While States Wrestle With Recognition of Same-Sex Partnerships, Corporations Continue to "Get it"

Corporations across America have embraced the notion that LGBT diversity and LGBT-friendly employment policies such as domestic partner benefits are not only the right thing to do, but are also good for business.

When I first started working with corporations to implement benefit programs for domestic partners of their employees, a relatively small group of employers were progressive enough to offer such benefits. For example, in 1999, less than 50 of the Fortune 500 companies offered these benefits. However, in the last ten years, corporations across America have embraced the notion that LGBT diversity and LGBT-friendly employment policies such as domestic partner benefits are not only the right thing to do, but are also good for business.

According to the Human Rights Campaign, the nation's largest civil rights organization working to achieve LGBT equality, nearly 60 percent of the Fortune 500 companies now offer domestic partner benefits to their employees. In addition, 85 percent of the Fortune 500 companies have amended their employment discrimination policies to prohibit discrimination on the basis of sexual orientation and 35 percent also prohibit discrimination on the basis of gender identity. In fact, the Human Rights Campaign has found in its annual Corporate Equality Index that the more successful the company and the higher the company's rank on the Fortune list, the more likely the company is to have these benefits and protections in place. Notably, more than 70 leading employers in the United States have joined the Business Coalition for Benefits Tax Equity and publicly support legislative efforts to end the unequal taxation of health benefits for domestic partners.

Meanwhile, state governments and the federal government continue to have an identity crisis regarding whether they should provide legal protections to same-sex couples. For example, several states (most notably California and Maine) have legalized same-sex marriage only to subsequently repeal such legal protections. In addition, it is still permissible to fire a gay or lesbian employee on the basis of sexual orientation in 29 states and on the basis of gender identity or expression in 38 states. While the federal Employment Non-Discrimination Act has been proposed several times as a means of protecting LGBT individuals from employment discrimination, it has yet to garner enough votes in Congress to pass. Finally, while several LGBT-friendly changes have been made by the federal government in the last year, several other major changes have been proposed but have not successfully passed, in particular tax relief for domestic partner health benefits, benefits for domestic partners of federal government employees, and the repeal of the military's Don't Ask/Don't Tell policy.
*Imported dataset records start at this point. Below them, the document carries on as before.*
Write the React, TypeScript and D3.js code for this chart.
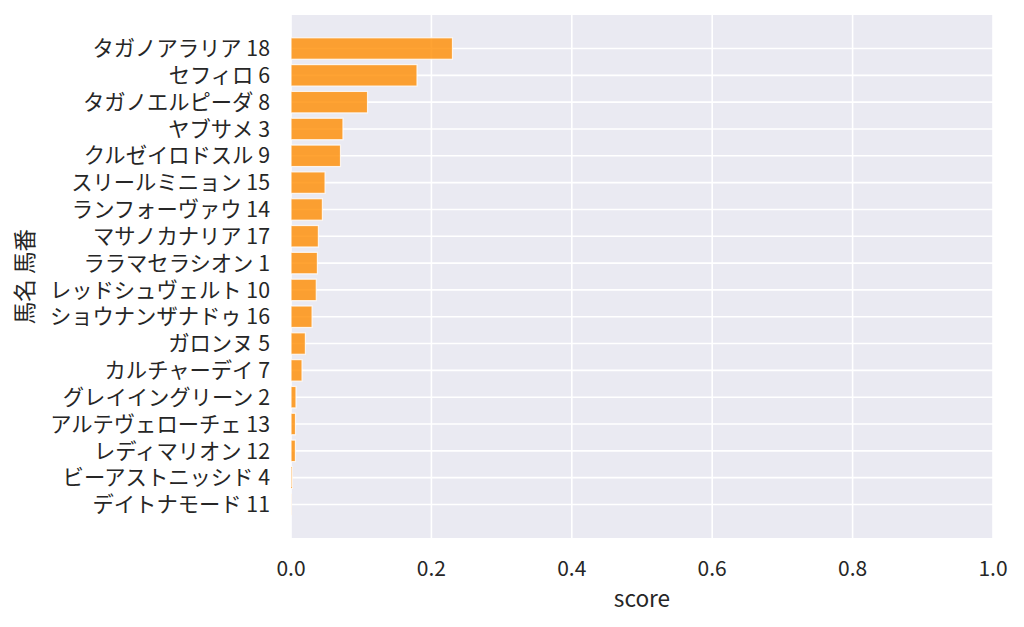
import React, { useEffect, useRef } from "react";
import * as d3 from "d3";

// horse names with numbers, top to bottom
const horses: string[] = [
  "タガノアラリア 18",
  "セフィロ 6",
  "タガノエルピーダ 8",
  "ヤブサメ 3",
  "クルゼイロドスル 9",
  "スリールミニョン 15",
  "ランフォーヴァウ 14",
  "マサノカナリア 17",
  "ララマセラシオン 1",
  "レッドシュヴェルト 10",
  "ショウナンザナドゥ 16",
  "ガロンヌ 5",
  "カルチャーデイ 7",
  "グレイイングリーン 2",
  "アルテヴェローチェ 13",
  "レディマリオン 12",
  "ビーアストニッシド 4",
  "デイトナモード 11",
];

const scores: number[] = [
  0.23, 0.1795, 0.109, 0.074, 0.0705, 0.0485, 0.0447, 0.039, 0.0376, 0.036,
  0.03, 0.0205, 0.0157, 0.0071, 0.0064, 0.0063, 0.0018, 0.0005,
];

const xTicks: number[] = [0, 0.2, 0.4, 0.6, 0.8, 1.0];

const W = 1024;
const H = 627;
const FONT = "'Noto Sans CJK JP', 'Noto Sans', sans-serif";

const App: React.FC = () => {
  const svgRef = useRef<SVGSVGElement>(null);

  useEffect(() => {
    const svg = d3.select(svgRef.current);
    svg.selectAll("*").remove();

    const plot = { left: 291, right: 993, top: 15, bottom: 538 };

    const x = d3.scaleLinear().domain([0, 1]).range([plot.left, plot.right]);
    const y = d3
      .scaleLinear()
      .domain([-1.25, horses.length + 0.25])
      .range([plot.top, plot.bottom]);

    // background
    svg
      .append("rect")
      .attr("x", plot.left)
      .attr("y", plot.top)
      .attr("width", plot.right - plot.left)
      .attr("height", plot.bottom - plot.top)
      .attr("fill", "#EAEAF2");

    // grid
    const grid = svg.append("g").attr("stroke", "#fff").attr("stroke-width", 1.6);
    grid
      .selectAll("line.v")
      .data(xTicks)
      .join("line")
      .attr("class", "v")
      .attr("x1", (d) => x(d))
      .attr("x2", (d) => x(d))
      .attr("y1", plot.top)
      .attr("y2", plot.bottom);
    grid
      .selectAll("line.h")
      .data(horses)
      .join("line")
      .attr("class", "h")
      .attr("x1", plot.left)
      .attr("x2", plot.right)
      .attr("y1", (_, i) => y(i))
      .attr("y2", (_, i) => y(i));

    // bars
    const bh = y(0.8) - y(0);
    svg
      .append("g")
      .selectAll("rect")
      .data(scores)
      .join("rect")
      .attr("x", x(0))
      .attr("y", (_, i) => y(i) - bh / 2)
      .attr("width", (d) => x(d) - x(0))
      .attr("height", bh)
      .attr("fill", "#FF8C00")
      .attr("fill-opacity", 0.8)
      .attr("stroke", "#fff")
      .attr("stroke-opacity", 0.8)
      .attr("stroke-width", 1.2);

    // y tick labels
    svg
      .append("g")
      .selectAll("text")
      .data(horses)
      .join("text")
      .attr("x", plot.left - 21)
      .attr("y", (_, i) => y(i))
      .attr("dy", "0.36em")
      .attr("text-anchor", "end")
      .attr("font-family", FONT)
      .attr("font-size", 21.3)
      .attr("fill", "#262626")
      .text((d) => d);

    // x tick labels
    svg
      .append("g")
      .selectAll("text")
      .data(xTicks)
      .join("text")
      .attr("x", (d) => x(d))
      .attr("y", 576)
      .attr("text-anchor", "middle")
      .attr("font-family", FONT)
      .attr("font-size", 21)
      .attr("fill", "#262626")
      .text((d) => d3.format(".1f")(d));

    // axis labels
    svg
      .append("text")
      .attr("x", (plot.left + plot.right) / 2)
      .attr("y", 607)
      .attr("text-anchor", "middle")
      .attr("font-family", FONT)
      .attr("font-size", 22.6)
      .attr("fill", "#262626")
      .text("score");

    svg
      .append("text")
      .attr("transform", `translate(33, ${(plot.top + plot.bottom) / 2}) rotate(-90)`)
      .attr("text-anchor", "middle")
      .attr("font-family", FONT)
      .attr("font-size", 22.6)
      .attr("fill", "#262626")
      .text("馬名 馬番");

    return () => {
      svg.selectAll("*").remove();
    };
  }, []);

  return (
    <svg
      ref={svgRef}
      width={W}
      height={H}
      style={{ position: "absolute", left: 0, top: 0, background: "#fff" }}
    />
  );
};

export default App;
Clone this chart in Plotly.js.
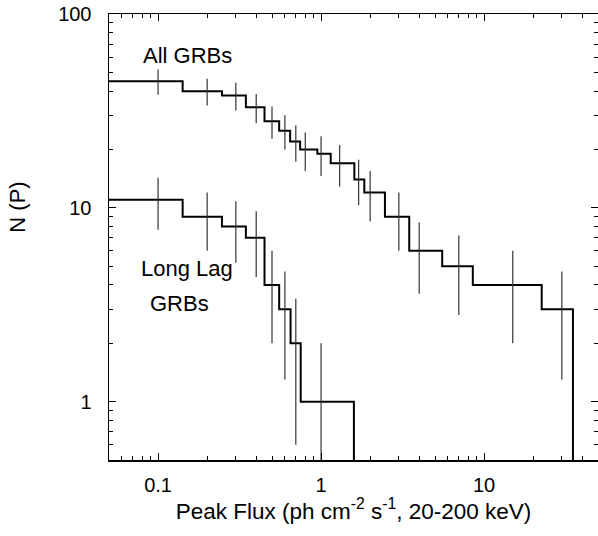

Unlike the civil rights era where courts and legislatures were making laws that the public at large may not have been ready for, what is interesting about the domestic partner benefits arena is that corporations and the people who work for them seem to be ready for LGBT equality before many state and local governments (and certainly the federal government) are. It will be interesting to see if the momentum gained by the federal government's recent overtures toward the LGBT community trickles down to additional states and localities, as well as whether the upcoming change in the Supreme Court may impact the jurisprudence governing the rights of LGBT individuals throughout the country.